* Instructions for the task: Only the lines from the start of the data to the line containing "(regull) at (232,263)", both included, should be output, exactly and without pictures.

— Begin Data segment —

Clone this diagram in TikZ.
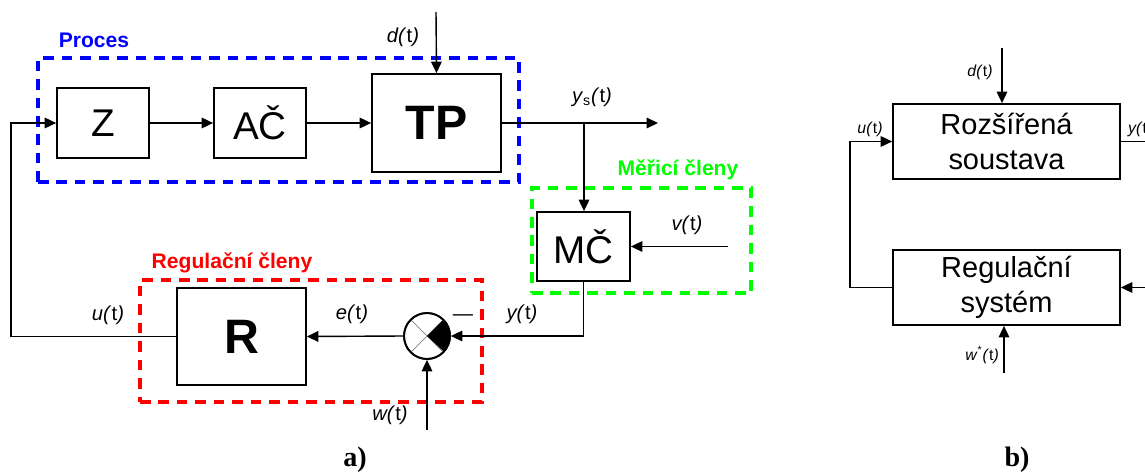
\documentclass[tikz,border=0pt]{standalone}
\usepackage{fontspec}
\setmainfont{Liberation Sans}
\newfontfamily\captfont{Liberation Serif}
\usetikzlibrary{arrows.meta,positioning,calc}
\newcommand{\sigt}[1]{\textit{#1(}t\textit{)}}

\begin{document}
\begin{tikzpicture}[x=0.02cm,y=-0.02cm,
    >={Triangle[length=6.5pt,width=6pt]},
    block/.style={draw,rectangle,line width=1pt,inner sep=0pt,font=\fontsize{22}{24}\selectfont},
    bigblock/.style={block,font=\fontsize{27.5}{30}\selectfont\bfseries},
    sysblock/.style={block,align=center,minimum width=4.54cm,minimum height=1.5cm,font=\fontsize{16.5}{20}\selectfont},
    group/.style={draw,rectangle,line width=1.8pt,dash pattern=on 6pt off 4.5pt,inner sep=0pt},
    grouplbl/.style={font=\fontsize{12}{14}\selectfont\bfseries},
    lbl/.style={font=\fontsize{11.5}{13}\selectfont},
    slbl/.style={font=\fontsize{9}{11}\selectfont},
    line/.style={line width=0.8pt}]
    \useasboundingbox (0,0) rectangle (1145,473);

    % Group frames
    \node[group,blue,minimum width=9.62cm,minimum height=2.48cm] (proces) at (278.5,120) {};
    \node[group,green,minimum width=4.38cm,minimum height=2.1cm] (meric) at (641.5,240.5) {};
    \node[group,red,minimum width=6.84cm,minimum height=2.44cm] (regul) at (311,341) {};
    \node[grouplbl,blue] (procesl) at (94,40) {Proces};
    \node[grouplbl,green] (mericl) at (678,170) {Měřicí členy};
    \node[grouplbl,red] (regull) at (232,263) {Regulační členy};

    % Blocks of a)
    \node[block,minimum width=1.84cm,minimum height=1.4cm] (z) at (103,123) {Z};
    \node[block,minimum width=1.84cm,minimum height=1.4cm] (ac) at (260,123) {AČ};
    \node[bigblock,minimum width=2.58cm,minimum height=1.96cm] (tp) at (436.5,123) {TP};
    \node[block,minimum width=1.86cm,minimum height=1.38cm] (mc) at (583.5,246.5) {MČ};
    \node[bigblock,minimum width=2.58cm,minimum height=1.94cm] (r) at (241.5,336.5) {R};
    \node[draw,circle,line width=1pt,minimum size=0.92cm,inner sep=0pt] (sum) at (427,336) {};
    \draw[gray,line width=0.4pt] (sum.north west) -- (sum.south east) (sum.south west) -- (sum.north east);
    \fill (sum.center) -- (sum.north east) arc[start angle=45,end angle=-45,radius=0.46cm] -- cycle;
    \node[draw,circle,line width=1pt,minimum size=0.92cm,inner sep=0pt] at (sum) {};

    % Free ends
    \coordinate (dtop) at (436,12);
    \coordinate (ysend) at (658,123);
    \coordinate (branch) at (584,123);
    \coordinate (vin) at (728,246.5);
    \coordinate (win) at (427,430);
    \coordinate (uleft) at (11,336.5);

    % Arrows of a)
    \draw[line,->] (dtop) -- (tp.north);
    \draw[line,->] (z) -- (ac);
    \draw[line,->] (ac) -- (tp);
    \draw[line,->] (tp.east) -- (ysend);
    \draw[line,->] (branch) -- (branch |- mc.north);
    \draw[line,->] (vin) -- (mc.east);
    \draw[line,->] (mc.south) |- (sum.east);
    \draw[line,->] (sum.west) -- (r.east);
    \draw[line,->] (win) -- (sum.south);
    \draw[line,->] (r.west) -- (uleft) |- (z.west);

    % Signal labels of a)
    \node[lbl] (dl) at (403,37) {\sigt{d}};
    \node[lbl] (ysl) at (592,97) {\textit{y}\textsubscript{s}\textit{(}t\textit{)}};
    \node[lbl] (vl) at (687,225) {\sigt{v}};
    \node[lbl] (yl) at (522,314) {\sigt{y}};
    \node[lbl] (el) at (352,314) {\sigt{e}};
    \node[lbl] (ul) at (108,315) {\sigt{u}};
    \node[lbl] (wl) at (390,415) {\sigt{w}};
    \node[lbl] (minus) at (463,318) {—};

    % Blocks of b)
    \node[sysblock] (rs) at (1006.5,141.5) {Rozšířená\\soustava};
    \node[sysblock] (rsys) at (1006.5,287.5) {Regulační\\systém};

    \coordinate (bdtop) at (1002,48);
    \coordinate (bleft) at (850,287.5);
    \coordinate (bout) at (1145,141.5);
    \coordinate (bin) at (1145,287.5);
    \coordinate (bwin) at (1004,373);

    \draw[line,->] (bdtop) -- (bdtop |- rs.north);
    \draw[line,->] (rsys.west) -- (bleft) |- (rs.west);
    \draw[line] (rs.east) -- (bout);
    \draw[line,->] (bin) -- (rsys.east);
    \draw[line,->] (bwin) -- (bwin |- rsys.south);

    \node[slbl] (bdl) at (980,72) {\sigt{d}};
    \node[slbl] (bul) at (870,129) {\sigt{u}};
    \node[slbl,anchor=west] (byl) at (1122,129) {\sigt{y}};
    \node[slbl] (bwl) at (982,355) {\textit{w}\textsuperscript{*}\textit{(}t\textit{)}};

    % Captions
    \node[font=\captfont\fontsize{16}{18}\selectfont\bfseries] (capa) at (355,460) {a)};
    \node[font=\captfont\fontsize{16}{18}\selectfont\bfseries] (capb) at (1017,460) {b)};
\end{tikzpicture}
\end{document}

— End Data segment —

* Result for this task:
Clone this diagram in TikZ.
\documentclass[tikz,border=0pt]{standalone}
\usepackage{fontspec}
\setmainfont{Liberation Sans}
\newfontfamily\captfont{Liberation Serif}
\usetikzlibrary{arrows.meta,positioning,calc}
\newcommand{\sigt}[1]{\textit{#1(}t\textit{)}}

\begin{document}
\begin{tikzpicture}[x=0.02cm,y=-0.02cm,
    >={Triangle[length=6.5pt,width=6pt]},
    block/.style={draw,rectangle,line width=1pt,inner sep=0pt,font=\fontsize{22}{24}\selectfont},
    bigblock/.style={block,font=\fontsize{27.5}{30}\selectfont\bfseries},
    sysblock/.style={block,align=center,minimum width=4.54cm,minimum height=1.5cm,font=\fontsize{16.5}{20}\selectfont},
    group/.style={draw,rectangle,line width=1.8pt,dash pattern=on 6pt off 4.5pt,inner sep=0pt},
    grouplbl/.style={font=\fontsize{12}{14}\selectfont\bfseries},
    lbl/.style={font=\fontsize{11.5}{13}\selectfont},
    slbl/.style={font=\fontsize{9}{11}\selectfont},
    line/.style={line width=0.8pt}]
    \useasboundingbox (0,0) rectangle (1145,473);

    % Group frames
    \node[group,blue,minimum width=9.62cm,minimum height=2.48cm] (proces) at (278.5,120) {};
    \node[group,green,minimum width=4.38cm,minimum height=2.1cm] (meric) at (641.5,240.5) {};
    \node[group,red,minimum width=6.84cm,minimum height=2.44cm] (regul) at (311,341) {};
    \node[grouplbl,blue] (procesl) at (94,40) {Proces};
    \node[grouplbl,green] (mericl) at (678,170) {Měřicí členy};
    \node[grouplbl,red] (regull) at (232,263) {Regulační členy};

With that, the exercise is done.